Update on Brexit from ANZ’s Brian Martin: FXWW

From the FXWW Chatroom – There is a sombre mood ahead of this Tuesday’s vote in parliament on the EU withdrawal agreement. Despite some speculation, the Brexit minister has confirmed that the vote will go ahead as planned. It is widely expected that the vote will fail as the opposition Labour Party desperately seeks to force a general election and the Lib Dems, SNP and DUP say they won’t support it along with rebel Conservative MP.
PM May continues to argue that if the deal does not go ahead there is a very real probability Brexit will not happen.
So if the vote fails, what are the options? The government must get back to the commons in 21 days with its alternative proposal and then MPs have a week to debate it. The proposals can be amended.

* Preparations for a no deal Brexit will intensify. The BOE will ensure orderly markets through enhanced liquidity provision if needed.
* There are calls for PM May to step aside if the agreement fails. That would seem quite probable if the government is heavily defeated by 70plus votes.
* Interestingly, prominent hard Brexiteer Boris Johnson said PM May could continue on in order to renegotiate and dismissed speculation he is mounting a leadership challenge.
* The Conservative rebels do not seem to have united behind a single candidate to oppose the PM and Johnson would be a divisive leader.

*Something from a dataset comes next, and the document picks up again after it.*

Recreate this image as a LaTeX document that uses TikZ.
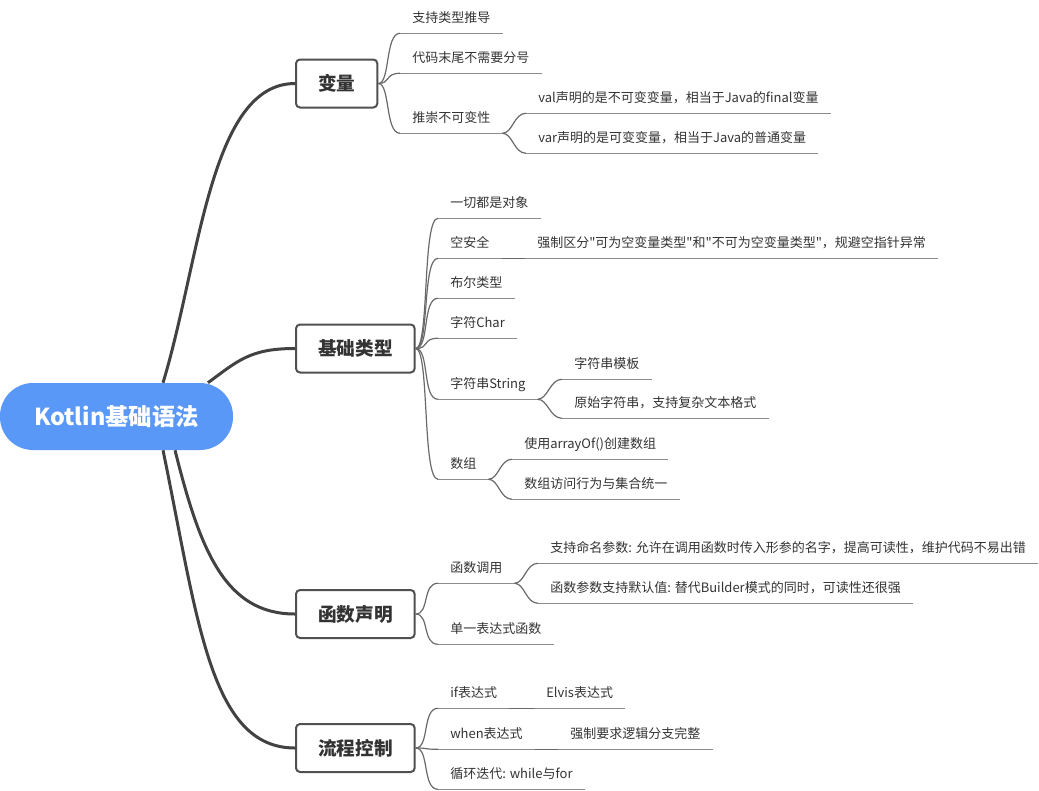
\documentclass[tikz,border=0pt]{standalone}
\usepackage{fontspec}
\setmainfont{Noto Sans CJK SC}
\newfontfamily\plainfont{Noto Sans CJK SC}
\usetikzlibrary{positioning}
\definecolor{rootblue}{RGB}{90,152,248}
\definecolor{trunkgray}{RGB}{66,66,66}
\definecolor{boxgray}{RGB}{80,80,80}
\definecolor{twiggray}{RGB}{105,105,105}
\definecolor{linegray}{RGB}{140,140,140}
\definecolor{textgray}{RGB}{51,51,51}
\newcommand{\dq}{{\plainfont\symbol{34}}}

\begin{document}
\begin{tikzpicture}[
    x=0.75pt, y=-0.75pt,
    every node/.style={text=textgray},
    root/.style={fill=rootblue, rounded corners=24.75pt, minimum width=174.75pt, minimum height=50.25pt, text=white, font=\fontsize{17.5pt}{19pt}\selectfont\bfseries},
    topic/.style={draw=boxgray, line width=1.5pt, rounded corners=3pt, fill=white, anchor=west, minimum height=36pt, inner xsep=16.5pt, font=\fontsize{14pt}{16pt}\selectfont\bfseries},
    leaf/.style={anchor=west, inner xsep=9pt, inner ysep=0pt, minimum height=22.5pt, text height=0.85em, text depth=0.15em, font=\fontsize{9.75pt}{12pt}\selectfont},
    trunk/.style={draw=trunkgray, line width=2.25pt},
    twig/.style={draw=twiggray, line width=0.9pt},
    uline/.style={draw=linegray, line width=0.9pt}
]
\useasboundingbox (0,0) rectangle (1039,790);

\node[root] (root) at (116.5,416.5) {Kotlin基础语法};

\node[topic] (v1) at (295,83.5) {变量};
\node[topic] (v2) at (295,348.5) {基础类型};
\node[topic] (v3) at (295,614) {函数声明};
\node[topic] (v4) at (295,748) {流程控制};

\node[leaf] (a1) at (400,18) {支持类型推导};
\node[leaf] (a2) at (400,58) {代码末尾不需要分号};
\node[leaf] (a3) at (400,118) {推崇不可变性};
\node[leaf] (a31) at (526,98) {val声明的是不可变变量，相当于Java的final变量};
\node[leaf] (a32) at (526,138) {var声明的是可变变量，相当于Java的普通变量};

\node[leaf] (b1) at (438,203) {一切都是对象};
\node[leaf] (b2) at (438,243) {空安全};
\node[leaf] (b21) at (525,243) {强制区分\dq 可为空变量类型\dq 和\dq 不可为空变量类型\dq ，规避空指针异常};
\node[leaf] (b3) at (438,283) {布尔类型};
\node[leaf] (b4) at (438,323) {字符Char};
\node[leaf] (b5) at (438,384) {字符串String};
\node[leaf] (b51) at (562,364) {字符串模板};
\node[leaf] (b52) at (562,403) {原始字符串，支持复杂文本格式};
\node[leaf] (b6) at (438,464) {数组};
\node[leaf] (b61) at (512,444) {使用arrayOf()创建数组};
\node[leaf] (b62) at (512,484) {数组访问行为与集合统一};

\node[leaf] (c1) at (438,568) {函数调用};
\node[leaf] (c11) at (538,548) {支持命名参数: 允许在调用函数时传入形参的名字，提高可读性，维护代码不易出错};
\node[leaf] (c12) at (538,588) {函数参数支持默认值: 替代Builder模式的同时，可读性还很强};
\node[leaf] (c2) at (438,629) {单一表达式函数};

\node[leaf] (d1) at (438,693) {if表达式};
\node[leaf] (d11) at (534,693) {Elvis表达式};
\node[leaf] (d2) at (438,734) {when表达式};
\node[leaf] (d21) at (558,734) {强制要求逻辑分支完整};
\node[leaf] (d3) at (438,774) {循环迭代: while与for};

\foreach \n in {a1,a2,a3,a31,a32,b1,b2,b21,b3,b4,b5,b51,b52,b6,b61,b62,c1,c11,c12,c2,d1,d11,d2,d21,d3}
    \draw[uline] (\n.south west) -- (\n.south east);

\draw[trunk] ([xshift=34.9pt]root.north) .. controls +(37,-122) and +(-85,0) .. (v1.west);
\draw[trunk] ([xshift=68.6pt]root.north) .. controls +(30,-22) and +(-45,0) .. (v2.west);
\draw[trunk] ([xshift=43.9pt]root.south) .. controls +(25,100) and +(-70,0) .. (v3.west);
\draw[trunk] ([xshift=34.9pt]root.south) .. controls +(35,170) and +(-85,0) .. (v4.west);

\foreach \n in {a1,a2,a3}
    \draw[twig] (v1.east) .. controls +(12,0) and +(-15,0) .. (\n.south west);
\foreach \n in {b1,b2,b3,b4,b5,b6}
    \draw[twig] (v2.east) .. controls +(14,0) and +(-16,0) .. (\n.south west);
\foreach \n in {c1,c2}
    \draw[twig] (v3.east) .. controls +(14,0) and +(-16,0) .. (\n.south west);
\foreach \n in {d1,d2,d3}
    \draw[twig] (v4.east) .. controls +(14,0) and +(-16,0) .. (\n.south west);

\foreach \n in {a31,a32}
    \draw[twig] (a3.south east) .. controls +(10,0) and +(-12,0) .. (\n.south west);
\foreach \n in {b51,b52}
    \draw[twig] (b5.south east) .. controls +(10,0) and +(-12,0) .. (\n.south west);
\foreach \n in {b61,b62}
    \draw[twig] (b6.south east) .. controls +(10,0) and +(-12,0) .. (\n.south west);
\foreach \n in {c11,c12}
    \draw[twig] (c1.south east) .. controls +(10,0) and +(-12,0) .. (\n.south west);
\draw[twig] (b2.south east) -- (b21.south west);
\draw[twig] (d1.south east) -- (d11.south west);
\draw[twig] (d2.south east) -- (d21.south west);
\end{tikzpicture}
\end{document}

* Hard core Brexiteers continue to offer no credible alternative to the Withdrawal agreement except a hard no deal exit. There is cross Party support in parliament to prevent that.
* The government is unlikely to be defeated in a motion of no confidence. The DUP have said they will support the Conservatives, so a general election is not a central case outcome.
* The March 29 deadline is extended to allow for further negotiation.
* Norway+. The UK joins EFTA but has a ‘plus’ deal because it remains part of the customs union to avoid a hard border for Northern Ireland.
* PM May calls for a people’s vote on her deal or remaining in the EU.
* There is a second referendum
* if the Withdrawal deal is only narrowly defeated it could go back to parliament

The list of possibilities is large and cabinet ministers are saying anything could happen.
For the economy, the associated uncertainty is negative and should continue to weigh on activity with firms accelerating contingency plans to avoid a hard no deal. GBP will remain under pressure.